İsrail'in hâlihazırda Filistinli yetkililerle barış görüşmesi yapması imkân dâhilinde değil. Uluslararası arenada baskı altında olan Tel Aviv, barış adına birtakım adımlar atmak zorunda. Bu noktada İsrail'in karşısında duran tek adres ise Suriye. İsrail Başbakanı Netanyahu'nun ‘Suriye ile ancak Fransa arabuluculuğunda görüşebilirim' mesajı daha çok iç politik kaygılarla verilmiş bir demeç olarak yorumlanıyor, “Suriye'nin arabulucu olarak Fransa'yı kabul etmeyeceğini çok iyi bilen Netanyahu bir taşla iki kuş vurmanın peşinde mi?” sorusunu akla getiriyor. Suriye'nin talebi ile Türkiye'nin tekrar arabulucu görevine soyunması, Tel Aviv ile Ankara arasında durma noktasına gelen ilişkileri hareketlendirebilir.

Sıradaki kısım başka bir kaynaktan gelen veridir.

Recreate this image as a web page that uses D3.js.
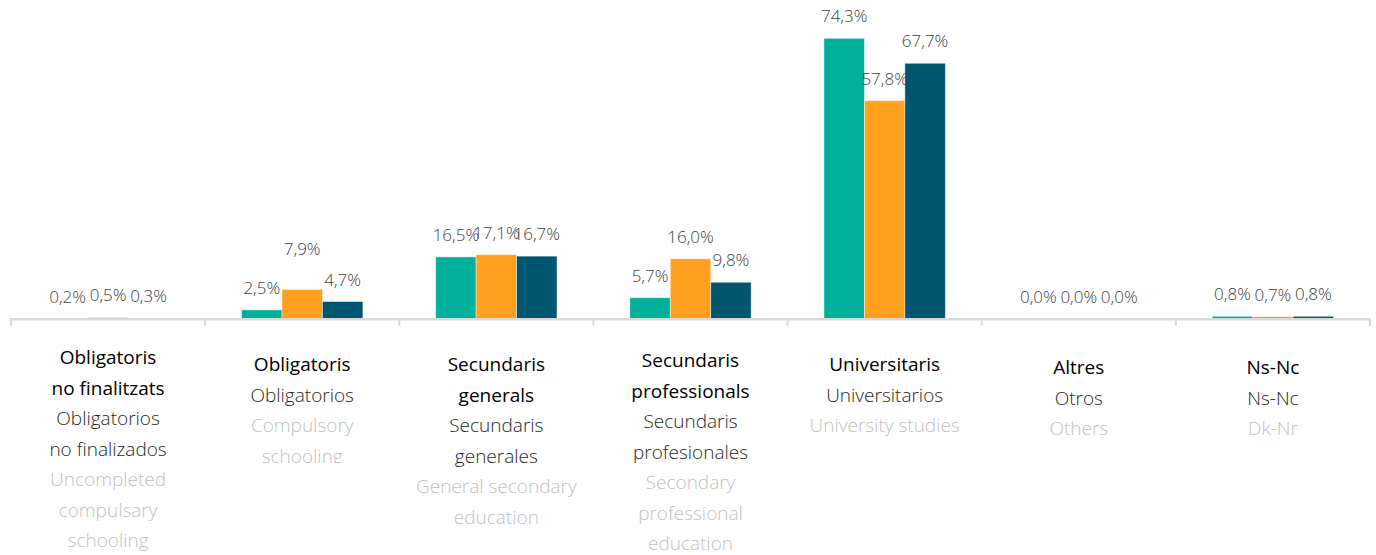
<!DOCTYPE html>
<html>
<head>
<meta charset="utf-8">
<script src="https://cdn.jsdelivr.net/npm/d3@7"></script>
<style>
  html, body { margin: 0; padding: 0; background: #fff; }
  svg { display: block; }
  text { font-family: "Open Sans", "Segoe UI", sans-serif; }
</style>
</head>
<body>
<svg id="chart" width="1376" height="555"></svg>
<script>
// ---- data ----
const categories = ["Obligatoris no finalitzats", "Obligatoris", "Secundaris generals", "Secundaris professionals", "Universitaris", "Altres", "Ns-Nc"];
const labelsCa = [["Obligatoris", "no finalitzats"], ["Obligatoris"], ["Secundaris", "generals"], ["Secundaris", "professionals"], ["Universitaris"], ["Altres"], ["Ns-Nc"]];
const labelsEs = [["Obligatorios", "no finalizados"], ["Obligatorios"], ["Secundaris", "generales"], ["Secundaris", "profesionales"], ["Universitarios"], ["Otros"], ["Ns-Nc"]];
const labelsEn = [["Uncompleted", "compulsary", "schooling"], ["Compulsory", "schooling"], ["General secondary", "education"], ["Secondary", "professional", "education"], ["University studies"], ["Others"], ["Dk-Nr"]];
const seriesNames = ["Sèrie 1", "Sèrie 2", "Sèrie 3"];
const series1 = [0.2, 2.5, 16.5, 5.7, 74.3, 0.0, 0.8];
const series2 = [0.5, 7.9, 17.1, 16.0, 57.8, 0.0, 0.7];
const series3 = [0.3, 4.7, 16.7, 9.8, 67.7, 0.0, 0.8];
const seriesValues = [series1, series2, series3];

// ---- layout / style ----
const colors = ["#00B09B", "#FFA01E", "#00566F"];
const labelFirstBaseline = [364, 371, 371, 367, 371, 374, 374];
const labelClipBottom = [null, 463, null, null, null, null, null];
const valueLabelNudge = [[0,0,0],[0,-18,0],[0,0,0],[0,0,0],[0,0,0],[0,0,0],[0,0,0]];
const lineH = 30.5;

const svg = d3.select("#chart");
const x0 = d3.scaleBand().domain(categories).range([11, 1370]).paddingInner(0).paddingOuter(0);
const x1 = d3.scaleBand().domain(seriesNames).range([0, x0.bandwidth()]).paddingInner(0).paddingOuter(0.9);
const y = d3.scaleLinear().domain([0, 80]).range([319.3, 319.3 - 80 * 3.782]);

const fmt = v => d3.format(".1f")(v).replace(".", ",") + "%";

const data = categories.map((c, i) => ({
  cat: c, i,
  vals: seriesNames.map((s, j) => ({ s, j, v: seriesValues[j][i] }))
}));

const groups = svg.append("g").selectAll("g").data(data).join("g")
  .attr("transform", d => `translate(${x0(d.cat)},0)`);

groups.selectAll("rect").data(d => d.vals).join("rect")
  .attr("x", d => x1(d.s))
  .attr("width", x1.bandwidth())
  .attr("y", d => y(d.v))
  .attr("height", d => y(0) - y(d.v))
  .attr("fill", d => colors[d.j])
  .attr("stroke", "rgba(255,255,255,0.55)")
  .attr("stroke-width", 0.8);

// axis
const axis = d3.axisBottom(x0).tickSize(0).tickFormat("");
const axisG = svg.append("g").attr("transform", `translate(0,${318.7})`).call(axis);
axisG.select(".domain").attr("stroke", "#D9D9D9").attr("stroke-width", 2.6);
const bounds = categories.map(c => x0(c)).concat([x0.range()[1]]);
svg.append("g").selectAll("line").data(bounds).join("line")
  .attr("x1", d => d).attr("x2", d => d)
  .attr("y1", 318).attr("y2", 326)
  .attr("stroke", "#D9D9D9").attr("stroke-width", 2);

// value labels
groups.each(function(d) {
  d3.select(this).selectAll("text.val").data(d.vals).join("text")
    .attr("class", "val")
    .attr("x", v => x1(v.s) + x1.bandwidth() / 2)
    .attr("y", v => y(v.v) - 16 + valueLabelNudge[d.i][v.j])
    .attr("text-anchor", "middle")
    .attr("font-size", 17)
    .attr("font-weight", 300)
    .attr("fill", "#404040")
    .text(v => fmt(v.v));
});

// category labels
const defs = svg.append("defs");
data.forEach(d => {
  const cx = x0(d.cat) + x0.bandwidth() / 2;
  const g = svg.append("g");
  if (labelClipBottom[d.i] != null) {
    const id = "clip" + d.i;
    defs.append("clipPath").attr("id", id).append("rect")
      .attr("x", x0(d.cat)).attr("y", 330).attr("width", x0.bandwidth()).attr("height", labelClipBottom[d.i] - 330);
    g.attr("clip-path", `url(#${id})`);
  }
  const lines = []
    .concat(labelsCa[d.i].map(t => ({ t, c: "#000000", w: 400 })))
    .concat(labelsEs[d.i].map(t => ({ t, c: "#1F1F1F", w: 300 })))
    .concat(labelsEn[d.i].map(t => ({ t, c: "#BFBFBF", w: 300 })));
  g.selectAll("text").data(lines).join("text")
    .attr("x", cx)
    .attr("y", (l, k) => labelFirstBaseline[d.i] + k * lineH)
    .attr("text-anchor", "middle")
    .attr("font-size", 19)
    .attr("font-weight", l => l.w)
    .attr("fill", l => l.c)
    .text(l => l.t);
});
</script>
</body>
</html>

İkili ilişkilerin çok daha sağlıklı gelişebilmesi için İsrail'in Türkiye ve
dış politikasındaki değişimi iyi anlaması gerekiyor. Orta Doğu'da herkesin güvenebileceği bir aktör olmaya çalışan Türkiye'nin bu konumu en çok Ankara ile çok yakın ilişkiler kurabilen İsrail'in işine yarayacaktır. Orta Doğu'da özellikle
Irak savaşı sonrasında çok büyük bir
imaj kaybına uğrayan Batılı ülkelerin evrensel değerlerini, bölgede Ankara temsil edebilir.
Türkiye açısından baktığımızda İsrail'in görünen tüm somut maddi şartları ve stratejik gücü haricinde Ankara'nın gözden kaçırmaması gereken çok önemli özelliği bu ülkenin demokrasisidir. Ankara daha demokratik, müreffeh ve dünyaya açık bir Orta Doğu hayal ediyorsa, İsrail'in demokrasisinden istifade edebilir. Tek şart, İsrail'in de Türkiye ile birlikte aynı rüyayı görmesi ve bunu hayra yorması. Görünen o ki Ankara-Tel Aviv hattındaki sessizlik ancak farklı eksende kurulacak yeni bir birliktelikle bozulabilir. Bakalım, bu yeni ekseni hangi şartlar belirleyecek?